本郷さんは、そのときの気持ちとどう向き合ってきたかを平間さんに伝えました。
本郷由美子さん
「私も優希の運ばれたすぐ近くにいたんだけど会えなかったのね。
そのときに、必死に探せば会えたはずじゃないってすごく責めたの。でもヘリコプターの音とかがひどくて、誰の声も聞こえなくて、誰も確認に行けなかったね。それを後悔したの。

でもね、いろいろな意見を聞いて、いろいろ考えて『ママにそんな顔見せたくなかったかもしれない』という考え方をした。

本当に揺れ動いた。すぐにはそんな気持ちになれなかったけど、そうだったかもしれないね。でも答えは分からないけど、あなたを愛する気持ちは変わってないということでね、長いことかかった」
長い時間をかけて、悲しみと向き合ってきた本郷さんの言葉に、平間さんは「まだまだ立ち直れていないけど、私なりに今日を生きていこうと思います」と話していました。
平間優希さん
「由美子さんに聞いてもらえて、悲しんでいるのは私だけじゃないし、それぞれ乗り越え方があって、ステップがあって、いまの自分でいいかなって」

”不安がよぎる”という加藤悠記子さん

3年前、妊娠した子どもを人工死産した経験をもつ加藤悠記子さん(41)は、ふとした時に襲う不安を抱えながら「ひこばえ」にやってきました。
当時、お腹の中にいた赤ちゃんの名前は日向子ちゃん。この写真は、最後の思い出にと、旅行にいったときのものです。医師からは、赤ちゃんは重い横隔膜ヘルニアなどで「産まれても生きられない」と告げられていました。

悲しいお別れのおよそ1年後、加藤さん夫婦は新しい命を授かりました。

いまは、夫の洋平さんと新たに授かった大翔(はると)くんとともに穏やかな日々を送る加藤さんですが、この日常が突然奪われるのではないかと不安に襲われることがあるといいます。
加藤悠記子さん
「まさかと思っていたことが起こったからだと思うんですけどね。この子をまた失ったらどうしようとか、失ったときに自分はどうなってしまうんだろうって」
この日やってきた「ひこばえ」で、大翔くんがたまたま手にした絵本に加藤さんの目が留まりました。
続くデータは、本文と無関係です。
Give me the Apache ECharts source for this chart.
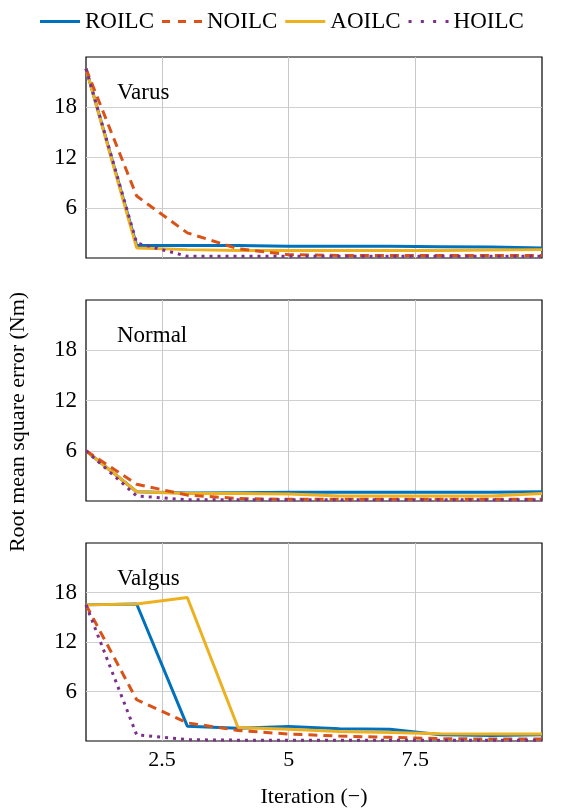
<!DOCTYPE html>
<html>
<head>
<meta charset="utf-8">
<script src="https://cdn.jsdelivr.net/npm/echarts@6/dist/echarts.min.js"></script>
<style>html,body{margin:0;padding:0;background:#fff}#c{width:587px;height:809px}</style>
</head>
<body>
<div id="c"></div>
<script>
var iterations = [1, 2, 3, 4, 5, 6, 7, 8, 9, 10];
var panelNames = ['Varus', 'Normal', 'Valgus'];
var seriesNames = ['ROILC', 'NOILC', 'AOILC', 'HOILC'];
var xTicks = [2.5, 5, 7.5];
var yTicks = [6, 12, 18];

var varusROILC = [22.6, 1.5, 1.5, 1.5, 1.4, 1.4, 1.4, 1.35, 1.3, 1.2];
var varusNOILC = [22.6, 7.4, 3.0, 1.1, 0.4, 0.3, 0.3, 0.3, 0.3, 0.3];
var varusAOILC = [22.6, 1.2, 1.0, 0.9, 0.9, 0.9, 0.9, 0.9, 0.95, 1.0];
var varusHOILC = [22.6, 1.8, 0.2, 0.2, 0.2, 0.2, 0.2, 0.2, 0.2, 0.2];

var normalROILC = [6.0, 1.1, 0.95, 1.0, 1.05, 1.05, 1.05, 1.05, 1.05, 1.1];
var normalNOILC = [6.0, 2.0, 0.7, 0.3, 0.2, 0.2, 0.2, 0.2, 0.2, 0.2];
var normalAOILC = [6.0, 1.1, 0.9, 0.9, 0.85, 0.6, 0.6, 0.6, 0.6, 0.9];
var normalHOILC = [6.0, 0.6, 0.15, 0.15, 0.15, 0.15, 0.15, 0.15, 0.15, 0.15];

var valgusROILC = [16.5, 16.6, 1.8, 1.55, 1.75, 1.48, 1.43, 0.76, 0.68, 0.76];
var valgusNOILC = [16.5, 5.0, 2.2, 1.28, 0.84, 0.6, 0.44, 0.28, 0.24, 0.24];
var valgusAOILC = [16.5, 16.6, 17.4, 1.63, 1.43, 1.16, 1.04, 0.88, 0.84, 0.84];
var valgusHOILC = [16.5, 0.75, 0.16, 0.1, 0.1, 0.1, 0.1, 0.1, 0.1, 0.1];

var panelData = [
  [varusROILC, varusNOILC, varusAOILC, varusHOILC],
  [normalROILC, normalNOILC, normalAOILC, normalHOILC],
  [valgusROILC, valgusNOILC, valgusAOILC, valgusHOILC]
];

var colors = ['#0072BD', '#D95319', '#EDB120', '#7E2F8E'];
var lineTypes = ['solid', [9, 6], 'solid', [3, 5]];
var legendIcons = [
  'path://M0,0 L40,0 L40,3 L0,3 Z',
  'path://M0,0 L8,0 L8,3 L0,3 Z M16,0 L24,0 L24,3 L16,3 Z M32,0 L40,0 L40,3 L32,3 Z',
  'path://M0,0 L40,0 L40,3 L0,3 Z',
  'path://M0,0 L3,0 L3,3 L0,3 Z M12.3,0 L15.3,0 L15.3,3 L12.3,3 Z M24.6,0 L27.6,0 L27.6,3 L24.6,3 Z M37,0 L40,0 L40,3 L37,3 Z'
];
var FONT = '"Liberation Serif", "DejaVu Serif", serif';
var tops = [57, 300, 543];
var H = 201;

var grids = [], xAxes = [], yAxes = [], series = [], titles = [];
for (var p = 0; p < 3; p++) {
  grids.push({left: 86, right: 45, top: tops[p], height: H, show: true, borderColor: '#000', borderWidth: 1.2, backgroundColor: 'transparent'});
  xAxes.push({
    type: 'value', gridIndex: p, min: 1, max: 10,
    axisLine: {show: false},
    axisTick: {show: false, customValues: xTicks},
    axisLabel: {show: p === 2, customValues: xTicks, fontFamily: FONT, fontSize: 22, color: '#000', margin: 8},
    splitLine: {show: true, lineStyle: {color: '#c8c8c8', width: 1}},
    name: p === 2 ? 'Iteration (\u2212)' : '',
    nameLocation: 'middle', nameGap: 45,
    nameTextStyle: {fontFamily: FONT, fontSize: 22, color: '#000'}
  });
  yAxes.push({
    type: 'value', gridIndex: p, min: 0, max: 24,
    axisLine: {show: false},
    axisTick: {show: false, customValues: yTicks},
    axisLabel: {customValues: yTicks, fontFamily: FONT, fontSize: 23, color: '#000', margin: 9},
    splitLine: {show: true, lineStyle: {color: '#d0d0d0', width: 1}}
  });
  titles.push({text: panelNames[p], left: 112, top: tops[p] + 19, textStyle: {fontFamily: FONT, fontSize: 23, fontWeight: 'normal', color: '#000'}});
  for (var s = 0; s < 4; s++) {
    var arr = panelData[p][s];
    var d = [];
    for (var i = 0; i < iterations.length; i++) d.push([iterations[i], arr[i]]);
    series.push({
      name: seriesNames[s], type: 'line', xAxisIndex: p, yAxisIndex: p,
      data: d, symbol: 'none', smooth: false, animation: false,
      color: colors[s],
      lineStyle: {color: colors[s], width: 3, type: lineTypes[s]},
      z: s === 3 ? 5 : (s === 1 ? 4 : 3)
    });
  }
}

var legendData = [];
for (var k = 0; k < seriesNames.length; k++) {
  legendData.push({name: seriesNames[k], icon: legendIcons[k], itemStyle: {color: colors[k], borderWidth: 0}});
}

var chart = echarts.init(document.getElementById('c'));
chart.setOption({
  animation: false,
  title: titles,
  grid: grids,
  xAxis: xAxes,
  yAxis: yAxes,
  legend: {
    data: legendData, top: 5, left: 35,
    itemWidth: 40, itemHeight: 3, itemGap: 8,
    textStyle: {fontFamily: FONT, fontSize: 23, color: '#000'}
  },
  graphic: [{
    type: 'text', x: 18, y: 422, rotation: Math.PI / 2,
    style: {text: 'Root mean square error (Nm)', fontFamily: FONT, fontSize: 22, fill: '#000', textAlign: 'center', textVerticalAlign: 'middle'}
  }],
  series: series
});
</script>
</body>
</html>
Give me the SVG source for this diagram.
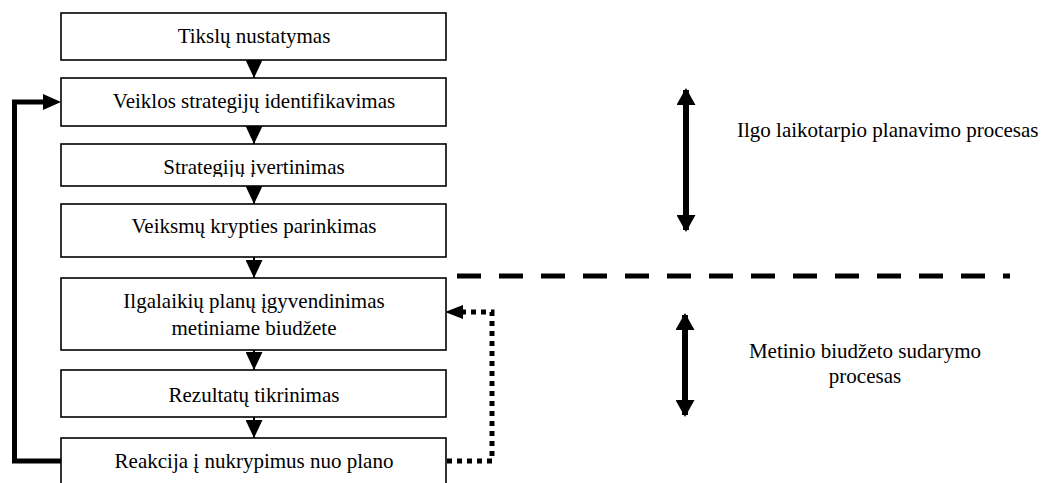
<svg xmlns="http://www.w3.org/2000/svg" width="1044" height="483" viewBox="0 0 1044 483">
<style>
.box{fill:#fff;stroke:#000;stroke-width:1.6}
.flow{stroke:#000;stroke-width:2;fill:none;marker-end:url(#tri)}
.dbl{stroke:#000;stroke-width:6;fill:none;marker-start:url(#big);marker-end:url(#big)}
</style>
<defs>
<marker id="tri" markerUnits="userSpaceOnUse" viewBox="0 0 18 17" refX="18" refY="8.5" markerWidth="18" markerHeight="17" orient="auto"><path d="M0,0 L18,8.5 L0,17 Z" fill="#000"/></marker>
<marker id="big" markerUnits="userSpaceOnUse" viewBox="0 0 17 19" refX="15" refY="9.5" markerWidth="17" markerHeight="19" orient="auto-start-reverse"><path d="M0,0 L17,9.5 L0,19 Z" fill="#000"/></marker>
<clipPath id="c3"><rect x="61" y="144" width="385" height="33"/></clipPath>
</defs>
<rect width="1044" height="483" fill="#fff"/>
<g id="connectors">
<line class="flow" x1="254" y1="60" x2="254" y2="78"/>
<line class="flow" x1="254" y1="126" x2="254" y2="144"/>
<line class="flow" x1="254" y1="186" x2="254" y2="204"/>
<line class="flow" x1="254" y1="257" x2="254" y2="278"/>
<line class="flow" x1="254" y1="350" x2="254" y2="370"/>
<line class="flow" x1="254" y1="417" x2="254" y2="438"/>
<path d="M61,461 H14.5 V102 H43" fill="none" stroke="#000" stroke-width="5"/>
<path d="M43,94 L61,102 L43,110 Z" fill="#000"/>
<path d="M447,461 H492 V312 H462" fill="none" stroke="#000" stroke-width="5" stroke-dasharray="5 5"/>
<path d="M463,305 L445,312 L463,319 Z" fill="#000"/>
<line x1="457" y1="276" x2="1010" y2="276" stroke="#000" stroke-width="5" stroke-dasharray="24 18"/>
<line class="dbl" x1="686" y1="90" x2="686" y2="230"/>
<line class="dbl" x1="685" y1="315" x2="685" y2="415"/>
</g>
<g font-family="'Liberation Serif', 'Times New Roman', serif" font-size="21" fill="#000" text-anchor="middle">
<g id="n1"><rect class="box" x="61" y="13" width="385" height="47"/><text x="254" y="43">Tikslų nustatymas</text></g>
<g id="n2"><rect class="box" x="61" y="78" width="385" height="48"/><text x="254" y="108">Veiklos strategijų identifikavimas</text></g>
<g id="n3"><rect class="box" x="61" y="144" width="385" height="42"/><text x="254" y="174" clip-path="url(#c3)">Strategijų įvertinimas</text></g>
<g id="n4"><rect class="box" x="61" y="204" width="385" height="53"/><text x="254" y="233">Veiksmų krypties parinkimas</text></g>
<g id="n5"><rect class="box" x="61" y="278" width="385" height="72"/><text x="254" y="308">Ilgalaikių planų įgyvendinimas</text><text x="254" y="335">metiniame biudžete</text></g>
<g id="n6"><rect class="box" x="61" y="370" width="385" height="47"/><text x="254" y="402">Rezultatų tikrinimas</text></g>
<g id="n7"><rect class="box" x="61" y="438" width="385" height="55"/><text x="254" y="468">Reakcija į nukrypimus nuo plano</text></g>
<g id="l1"><text x="737" y="137" text-anchor="start">Ilgo laikotarpio planavimo procesas</text></g>
<g id="l2"><text x="865" y="358">Metinio biudžeto sudarymo</text><text x="865" y="383">procesas</text></g>
</g>
</svg>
絵本のタイトルは「もうさみしくないよ」。もともとは知り合いではなかった、奥さんを亡くしたおじいさんと、おばあさんを亡くした女の子が、天国の亡くなった2人のはからいで出会い、久しぶりに手を取り合い笑うという物語です。
読み終えた加藤さんは、ふだん家族にもなかなか口にできない気持ちを話しだしました。
加藤悠記子さん
「今は元気に育っててすごく幸せなんですけど、その幸せなのがいつまで続くのか、すごく怖くなっちゃう時が時々あって」

本郷由美子さん
「そうだよね、まさかということが自分の身に降りかかったもんね」

加藤悠記子さん
「そうなったときに自分が立ち直れないような気がして」
本郷さんは、自分が経験してきたことを話し、加藤さんの思いに共感していました。
本郷由美子さん
「7歳で亡くなったでしょ。(次女は)絶対超えられないて思っていて。その日の夜中の12時を迎えるのがすごく怖くて。

悲しいけど、グリーフって一生続くし、背負うというよりも大事に抱えて生きていこうっていうふうに考えないと。
それになかなか人に言えないしね。だから今をしっかり見ようって」
2人は、対話の中で自然と笑顔になっていました。
加藤さんは、「共感してもらえるだけでも気持ちがちがう」と話していました。
加藤悠記子さん
「不安がこみ上げるときってこれからもいっぱいあると思うんですけど、いまを見るしかないと私も思っていて、そうやって生きていくしかないかなって思います」

人は人を傷つけるけれども 救ってくれるのも人なんだ

最愛の娘を奪われた事件から21年がたちました。

本郷さんは、これまでに多くの人たちから支えてもらった恩を、これからも、自分がほかの人たちを支えることでつないでいきたいと考えています。
本郷由美子さん
「人ってすごいなって。一人一人生きる力があって、命の力に気づいたときって、生きる力につながったり、人と人とがつながって次にもつながることができる。